ゲキサカ / 2018年10月12日 21時19分

ベガルタ仙台への加入が内定した桐生一高MF田中渉

 11日にベガルタ仙台への加入内定が発表された桐生一高のMF田中渉(3年)は、そのプレーから独特の世界観を感じられる選手だ。

 現在、彼は桐生一で3-4-2-1システムのボランチとして、ゲームをコントロールする役割を担っている。卓越したボールコントロールと、複数のマークにあっても慌てること無く、瞬時に相手の状況を観察して、素早い判断から巧みにボールをさばいて行く。

 このプレースタイルは最高学年になって身に付いたものだった。昨年まで彼の主戦場は右サイドハーフ。判断力と足下の技術をドリブルに反映させ、ドリブル突破からのシュートやラストパスでチームに貢献をしていた。一方で彼は昨年の夏にボランチでテストもされている。そこで高い適応能力を発揮させていた田中は、今年初めからボランチに定着し、能力を開花させた。
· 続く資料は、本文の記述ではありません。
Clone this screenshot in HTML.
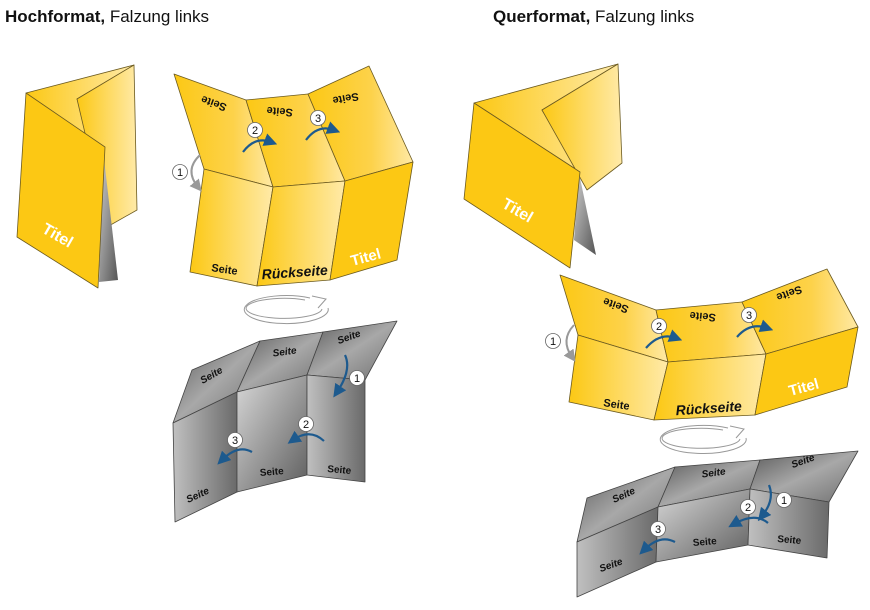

 桐生一では彼よりも先に2年生FWに注目が集まった。スピードに乗った突破と動き出しがうまいFW若月大和が今年に入って一気に台頭し、U-17日本代表に選出されるなど、Jクラブのスカウトが熱視線を送る存在となった。チームも今年からプリンスリーグ関東に昇格をしたことにより、ハイレベルな相手と試合が出来、スカウトが足を運ぶ機会も県リーグとは比べ物にならないくらい増えた。
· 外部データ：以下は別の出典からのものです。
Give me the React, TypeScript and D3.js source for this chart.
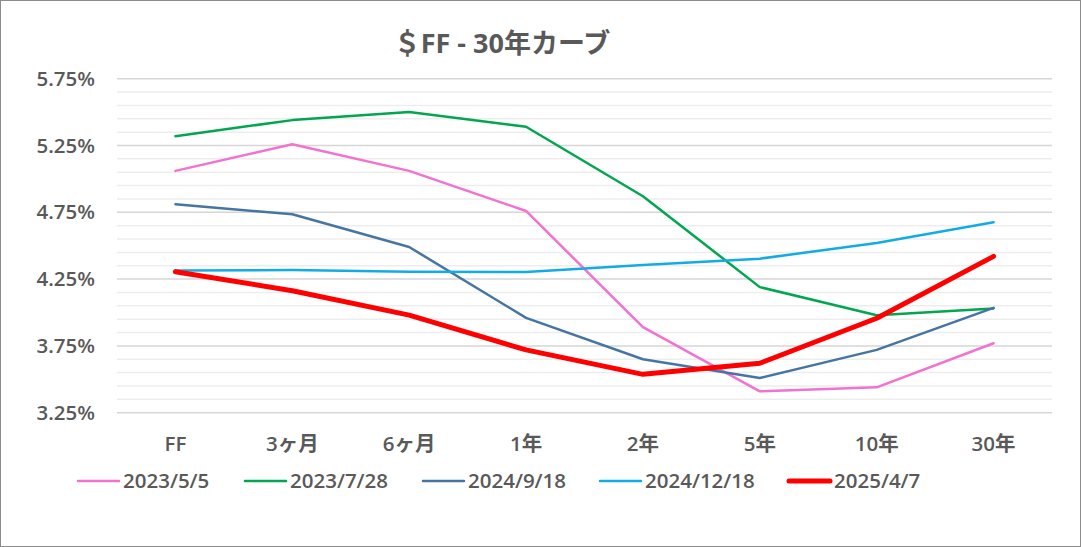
import React, { useRef, useEffect } from 'react';
import * as d3 from 'd3';

const categories = ['FF', '3ヶ月', '6ヶ月', '1年', '2年', '5年', '10年', '30年'];

const seriesNames = ['2023/5/5', '2023/7/28', '2024/9/18', '2024/12/18', '2025/4/7'];
const seriesColors = ['#F172CF', '#00A650', '#4675A2', '#12ACE4', '#FF0000'];
const seriesWidths = [2.5, 2.5, 2.5, 2.5, 5];

const rates20230505 = [5.06, 5.26, 5.06, 4.76, 3.89, 3.41, 3.44, 3.77];
const rates20230728 = [5.32, 5.44, 5.50, 5.39, 4.87, 4.19, 3.98, 4.03];
const rates20240918 = [4.81, 4.735, 4.49, 3.96, 3.65, 3.51, 3.72, 4.035];
const rates20241218 = [4.315, 4.318, 4.305, 4.303, 4.355, 4.403, 4.52, 4.675];
const rates20250407 = [4.305, 4.163, 3.98, 3.72, 3.537, 3.62, 3.957, 4.42];

const seriesValues = [rates20230505, rates20230728, rates20240918, rates20241218, rates20250407];

const yTicks = [3.25, 3.75, 4.25, 4.75, 5.25, 5.75];

const W = 1081;
const H = 547;
const FONT = '"Open Sans", "Noto Sans CJK JP", sans-serif';
const TEXT = '#595959';

const App: React.FC = () => {
  const ref = useRef<SVGSVGElement | null>(null);

  useEffect(() => {
    const svg = d3.select(ref.current);
    svg.selectAll('*').remove();

    const left = 117, right = 1052, top = 78.7, bottom = 412.7;

    const x = d3.scaleBand<string>().domain(categories).range([left, right]);
    const y = d3.scaleLinear().domain([3.25, 5.75]).range([bottom, top]);
    const cx = (c: string) => (x(c) ?? 0) + x.bandwidth() / 2;

    svg.append('rect')
      .attr('x', 0.5).attr('y', 0.5)
      .attr('width', W - 1).attr('height', H - 1)
      .attr('fill', '#fff').attr('stroke', '#8c8c8c');

    // title
    svg.append('text')
      .attr('x', 502).attr('y', 53)
      .attr('text-anchor', 'middle')
      .style('font-family', FONT).style('font-size', '27px').style('font-weight', 700)
      .attr('fill', TEXT)
      .text('＄FF - 30年カーブ');

    // minor gridlines
    const minor = d3.range(3.35, 5.75, 0.1).filter((v) => !yTicks.some((t) => Math.abs(t - v) < 1e-6));
    svg.append('g').selectAll('line').data(minor).join('line')
      .attr('x1', left).attr('x2', right)
      .attr('y1', (d) => y(d)).attr('y2', (d) => y(d))
      .attr('stroke', '#EDEDED').attr('stroke-width', 1.5);

    // major gridlines
    svg.append('g').selectAll('line').data(yTicks).join('line')
      .attr('x1', left).attr('x2', right)
      .attr('y1', (d) => y(d)).attr('y2', (d) => y(d))
      .attr('stroke', '#D6D6D6').attr('stroke-width', 1.5);

    // y labels
    svg.append('g').selectAll('text').data(yTicks).join('text')
      .attr('x', 95).attr('y', (d) => y(d))
      .attr('dy', '0.35em')
      .attr('text-anchor', 'end')
      .style('font-family', FONT).style('font-size', '20.5px').style('font-weight', 600)
      .attr('fill', TEXT)
      .text((d) => d.toFixed(2) + '%');

    // x labels
    svg.append('g').selectAll('text').data(categories).join('text')
      .attr('x', (d) => cx(d)).attr('y', 451)
      .attr('text-anchor', 'middle')
      .style('font-family', FONT).style('font-size', '20.5px').style('font-weight', 600)
      .attr('fill', TEXT)
      .text((d) => d);

    const line = d3.line<number>()
      .x((_, i) => cx(categories[i]))
      .y((d) => y(d));

    seriesValues.forEach((vals, i) => {
      svg.append('path')
        .attr('d', line(vals)!)
        .attr('fill', 'none')
        .attr('stroke', seriesColors[i])
        .attr('stroke-width', seriesWidths[i])
        .attr('stroke-linejoin', 'round')
        .attr('stroke-linecap', 'round');
    });

    // legend
    const legendX = [78, 245, 423, 600, 789];
    const ly = 481;
    seriesNames.forEach((name, i) => {
      const g = svg.append('g');
      g.append('line')
        .attr('x1', legendX[i]).attr('x2', legendX[i] + 41)
        .attr('y1', ly).attr('y2', ly)
        .attr('stroke', seriesColors[i])
        .attr('stroke-width', seriesWidths[i])
        .attr('stroke-linecap', 'round');
      g.append('text')
        .attr('x', legendX[i] + 45).attr('y', ly)
        .attr('dy', '0.35em')
        .style('font-family', FONT).style('font-size', '20.5px').style('font-weight', 600)
        .attr('fill', TEXT)
        .text(name);
    });
  }, []);

  return (
    <svg
      ref={ref}
      width={W}
      height={H}
      style={{ position: 'absolute', left: 0, top: 0 }}
    />
  );
};

export default App;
 こうした副産物からボランチで圧倒的な存在感を放ち始めた田中が、徐々に注目されていくことは必然的なことであった。「春先は大和の調子が物凄く良くて、頼もしさもあったのですが、正直悔しさもあった。周りの印象が『若月大和率いる桐生第一』となるのが嫌だった。そこから自分の意識が変わりました。3年生である自分がやらないといけないと強く思うようになって、ただ大和に点を獲って欲しいのではなくて、『俺のパスから決めてくれ』と強く思うようになりました。プレーに責任と言うか、より自覚が芽生えたと思っています」。
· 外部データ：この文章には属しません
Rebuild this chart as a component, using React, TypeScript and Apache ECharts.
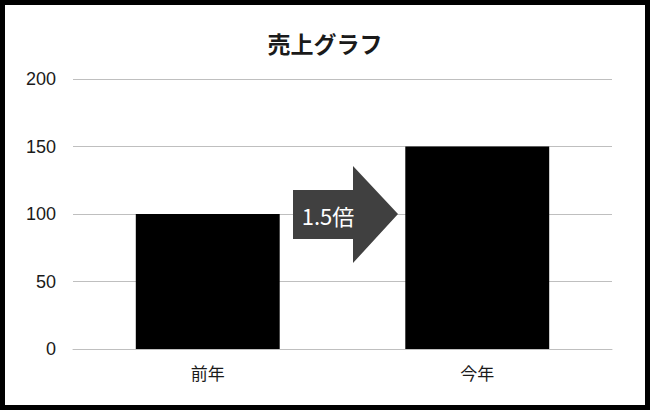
import React, { useEffect, useRef } from "react";
import * as echarts from "echarts";

const categories = ["前年", "今年"];
const salesValues = [100, 150];
const yTicks = { min: 0, max: 200, interval: 50 };
const titleText = "売上グラフ";
const arrowLabel = "1.5倍";

const FONT = "'Noto Sans CJK JP', 'Noto Sans', sans-serif";

export default function App() {
  const ref = useRef<HTMLDivElement>(null);
  useEffect(() => {
    document.body.style.margin = "0";
    if (!ref.current) return;
    const chart = echarts.init(ref.current, null, { renderer: "svg" });
    chart.setOption({
      animation: false,
      backgroundColor: "#fff",
      title: {
        text: titleText,
        left: "center",
        top: 26,
        textStyle: { fontFamily: FONT, fontSize: 23, fontWeight: "bold", color: "#1a1a1a" },
      },
      grid: { left: 73, right: 38, top: 79, bottom: 61, containLabel: false },
      xAxis: {
        type: "category",
        data: categories,
        axisLine: { lineStyle: { color: "#bfbfbf", width: 1 } },
        axisTick: { show: false },
        axisLabel: { fontFamily: FONT, fontSize: 17, color: "#1a1a1a", margin: 15 },
      },
      yAxis: {
        type: "value",
        min: yTicks.min,
        max: yTicks.max,
        interval: yTicks.interval,
        axisLine: { show: false },
        axisTick: { show: false },
        splitLine: { lineStyle: { color: "#bfbfbf", width: 1 } },
        axisLabel: { fontFamily: "'Liberation Sans', Arial, sans-serif", fontSize: 18, color: "#1a1a1a", margin: 17 },
      },
      series: [
        {
          type: "bar",
          data: salesValues,
          barCategoryGap: "46.6%",
          itemStyle: { color: "#000" },
        },
      ],
      graphic: [
        {
          type: "polygon",
          z: 100,
          shape: {
            points: [
              [293, 190],
              [353, 190],
              [353, 166],
              [398, 214],
              [353, 263],
              [353, 239],
              [293, 239],
            ],
          },
          style: { fill: "#404040" },
        },
        {
          type: "text",
          z: 101,
          x: 328,
          y: 215,
          style: {
            text: arrowLabel,
            fill: "#fff",
            font: `22px ${FONT}`,
            textAlign: "center",
            textVerticalAlign: "middle",
          },
        },
        {
          type: "rect",
          z: 200,
          shape: { x: 2.5, y: 2.5, width: 645, height: 405 },
          style: { fill: "none", stroke: "#000", lineWidth: 5 },
        },
      ],
    });
    return () => chart.dispose();
  }, []);
  return <div ref={ref} style={{ width: 650, height: 410 }} />;
}
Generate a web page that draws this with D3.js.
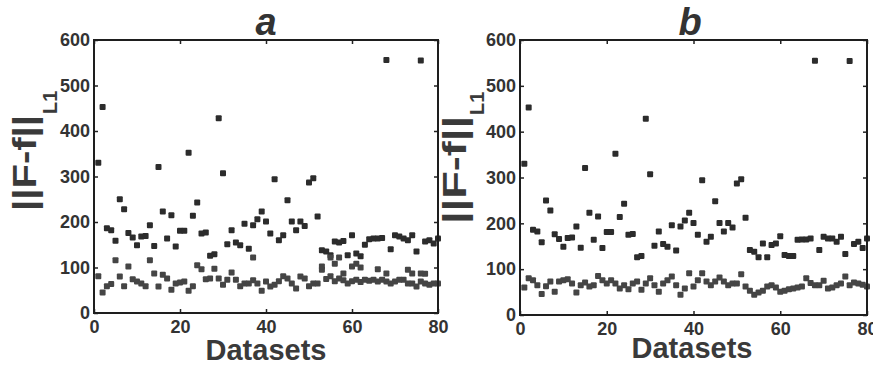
<!DOCTYPE html>
<html><head><meta charset="utf-8">
<script src="https://cdn.jsdelivr.net/npm/d3@7"></script>
<style>
body{margin:0;background:#fff;}
svg{display:block;font-family:"Liberation Sans",Arial,sans-serif;}
</style></head>
<body><svg id="c" width="873" height="366"></svg>
<script>
// ---------- data ----------
const xTicks = [0, 20, 40, 60, 80];
const yTicks = [0, 100, 200, 300, 400, 500, 600];
const panelTitles = ["a", "b"];
const xLabel = "Datasets";

// panel a
const aHigh = [330,453,186,182,159,250,228,176,166,149,
               168,169,193,147,321,223,164,215,146,181,
               181,352,214,243,175,177,126,129,428,307,
               151,182,155,149,196,141,193,206,223,201,
               175,294,160,171,248,201,182,201,191,287,
               296,212,138,135,127,157,155,158,127,171,
               131,125,150,162,164,164,165,556,140,171,
               168,164,160,171,135,555,157,160,153,164];
const aLow  = [81,45,59,64,116,80,59,102,74,69,
               65,59,116,87,58,84,76,51,65,67,
               69,49,59,105,96,74,76,97,76,62,
               73,89,73,59,65,65,72,65,49,69,
               58,62,70,81,76,65,54,80,76,59,
               65,65,95,75,81,70,76,72,65,70,
               73,68,73,71,73,69,73,69,65,69,
               73,73,65,65,58,69,65,62,65,65];
const aMidIdx = [37,53,55,56,57,58,60,61,62,66,68,73,74,76,77];
const aMidVal = [122,102,122,108,122,87,102,108,100,96,87,95,87,87,86];

// panel b
const bHigh = [330,453,186,182,159,250,228,176,166,149,
               168,169,193,147,321,223,164,215,146,181,
               181,352,214,243,175,177,126,129,428,307,
               151,182,155,149,196,141,193,206,223,201,
               175,294,160,171,248,201,182,201,191,287,
               296,212,142,138,126,156,126,153,156,172,
               131,129,129,164,165,165,167,555,142,171,
               167,167,160,171,133,554,155,160,146,167];
const bLow  = [60,80,76,65,46,63,73,51,73,76,
               78,69,49,65,71,62,65,85,76,69,
               76,69,58,65,56,69,73,55,69,80,
               65,51,69,76,84,65,44,58,91,62,
               76,91,73,65,73,82,73,65,69,69,
               89,62,53,44,49,53,62,65,60,51,
               53,56,58,60,62,80,70,65,65,75,
               58,60,65,69,84,65,71,69,66,62];

// ---------- drawing ----------
const svg = d3.select("#c");

const panels = [
  {title: panelTitles[0], xr:[94,438], yr:[313,40], high:aHigh, low:aLow, midIdx:aMidIdx, midVal:aMidVal,
   titleX:266, labX:36, labY:211, labLen:96, subX:57, subY:114, xlabX:266, xlabY:360},
  {title: panelTitles[1], xr:[520,867], yr:[315,40], high:bHigh, low:bLow, midIdx:[], midVal:[],
   titleX:690, labX:466, labY:224, labLen:108, subX:484, subY:115, xlabX:692, xlabY:358}
];

panels.forEach(p => {
  const x = d3.scaleLinear().domain([0, 80]).range(p.xr);
  const y = d3.scaleLinear().domain([0, 600]).range(p.yr);
  const g = svg.append("g");

  // points
  const ms = 6;
  const pts = [];
  p.high.forEach((v,i) => pts.push({x:i+1, y:v, c:"#2c2c2c"}));
  p.low.forEach((v,i) => pts.push({x:i+1, y:v, c:"#454545"}));
  p.midIdx.forEach((d,i) => pts.push({x:d, y:p.midVal[i], c:"#454545"}));
  g.selectAll("rect.pt").data(pts).join("rect")
    .attr("class","pt")
    .attr("x", d => x(d.x) - ms/2).attr("y", d => y(d.y) - ms/2)
    .attr("width", ms).attr("height", ms).attr("rx", 1)
    .attr("fill", d => d.c);

  // axes
  const axB = d3.axisBottom(x).tickValues(xTicks).tickSize(-4).tickSizeOuter(0).tickPadding(7);
  const axT = d3.axisTop(x).tickValues(xTicks).tickSize(-4).tickSizeOuter(0).tickFormat("");
  const axL = d3.axisLeft(y).tickValues(yTicks).tickSize(-4).tickSizeOuter(0).tickPadding(4);
  const axR = d3.axisRight(y).tickValues(yTicks).tickSize(-4).tickSizeOuter(0).tickFormat("");
  const style = sel => {
    sel.select(".domain").remove();
    sel.selectAll(".tick line").attr("stroke","#222").attr("stroke-width",1.5);
    sel.selectAll(".tick text").attr("fill","#333").style("font-size","18px").style("font-weight","bold")
       .style("font-family","'Liberation Sans',Arial,sans-serif");
  };
  g.append("g").attr("transform",`translate(0,${p.yr[0]})`).call(axB).call(style);
  g.append("g").attr("transform",`translate(0,${p.yr[1]})`).call(axT).call(style);
  g.append("g").attr("transform",`translate(${p.xr[0]},0)`).call(axL).call(style);
  g.append("g").attr("transform",`translate(${p.xr[1]},0)`).call(axR).call(style);
  g.append("rect").attr("x",p.xr[0]).attr("y",p.yr[1])
    .attr("width",p.xr[1]-p.xr[0]).attr("height",p.yr[0]-p.yr[1])
    .attr("fill","none").attr("stroke","#1e1e1e").attr("stroke-width",2);

  // title
  g.append("text").attr("x",p.titleX).attr("y",35).attr("text-anchor","middle")
    .attr("fill","#333").style("font-size","38px").style("font-weight","bold").style("font-style","italic")
    .text(p.title);

  // x label
  g.append("text").attr("x",p.xlabX).attr("y",p.xlabY).attr("text-anchor","middle")
    .attr("fill","#3a3a3a").style("font-size","29px").style("font-weight","bold").text(xLabel);

  // y label ||F-f||_L1
  g.append("text").attr("transform",`translate(${p.labX},${p.labY}) rotate(-90)`)
    .attr("fill","#3a3a3a").style("font-size","33px").style("font-weight","bold")
    .attr("textLength", p.labLen).attr("lengthAdjust","spacingAndGlyphs")
    .text("||F-f||");
  g.append("text").attr("transform",`translate(${p.subX},${p.subY}) rotate(-90)`)
    .attr("fill","#3a3a3a").style("font-size","20px").style("font-weight","bold")
    .text("L1");
});
</script></body></html>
 下級生が注目されることをエネルギーに変えて、よりプレーを磨いて行った結果、6月に彼のところに仙台から練習参加のオファーが届いた。「練習参加をさせてもらって、自分が上手くなる環境だと思いました。監督やスカウトの方に『寄せの甘さとか、球際の執着心が足りない』と、自分の課題をはっきりと分からせてくれた環境なので、ここできちっとやれば、絶対に伸びると思えました。最初は大学志望だったのですが、ベガルタの練習に参加して以降は、本気でプロ入りを考えるようになりました」。

 一気に広がったチャンスを彼はモノにすべく、さらに意識を高めて課題にも意欲的に取り組んだ。夏を過ぎると自らプレスバックでボールを奪い取ってから前にドリブルで運んで決定的なラストパスを送ったり、目が覚めるようなミドルシュートを放ったりと、明らかにプレーエリアとプレー強度が増した。こうした変化が、仙台からの正式オファーを引き寄せた。

「プロが決まった以上、もう下手なプレーは出来ません。まずは選手権予選で前橋育英を倒して、プリンスリーグ関東も上を目指せるので頑張りたい」。チャンスを引き寄せた男は、残りの高校生活で悲願の全国大会出場とプレミア昇格を狙う。